What’s your favorite area of the shop?
Apart from the high-definition fire playing on a screen in the fireplace? (We aren’t allowed to unblock the chimney, so it’s the next best thing to a real flame.) Our favorite nook is the antique woven-backed Orkney chair in the corner upstairs. It is festooned with a gloriously shaggy brown sheepskin from Skye and often has two floor-standing Arts and Crafts candlesticks next to it. Above it, on the wall, is ceramic artist James Rigler’s Verdigris shelf, which holds a stone doorstop, wrapped in ghost fishing rope from Orkney’s beaches by Mark Cook. The vignette is finished with a chunk of Skye marble—a powerful, geological talisman that radiates deep time. 
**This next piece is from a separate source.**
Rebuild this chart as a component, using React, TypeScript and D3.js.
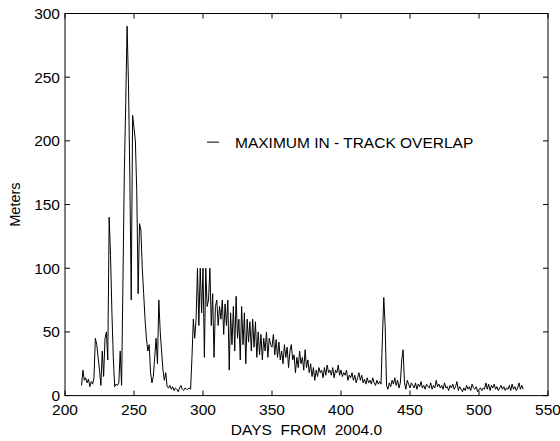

Tucked away on the left, Macdonald and Stevens’s favorite nook at Bard.

Shop Talk

Music that’s always playing in the store: Bad-taste pop tunes. The incongruity of “Roar“ by Katy Perry playing while people stroke beautiful sheepskins brings us no end of delight.

House drink: Whisky Macs (short for Macdonald), made with hot water, Mortlach whisky, ginger wine, honey, and a spritz of lemon. 

Dream shopper to walk into Bard: Tilda Swinton, naturally—the ultimate eccentric Scot.

Must-visit local store that isn’t our own: Dicks up in Stockbridge is a clothing store that stocks some of our favorite smaller brands from around the globe.

Where we grab dinner after a day at the shop: Chums, around the corner, serves delicious macaroni pies—a local delicacy—with baked beans and sriracha.

Favorite piece in stock right now: It changes with the light and our mood. Right now we’re obsessed with Juli Bolaños-Durman’s recycled glass assemblages. We get lost in their glorious magnificence.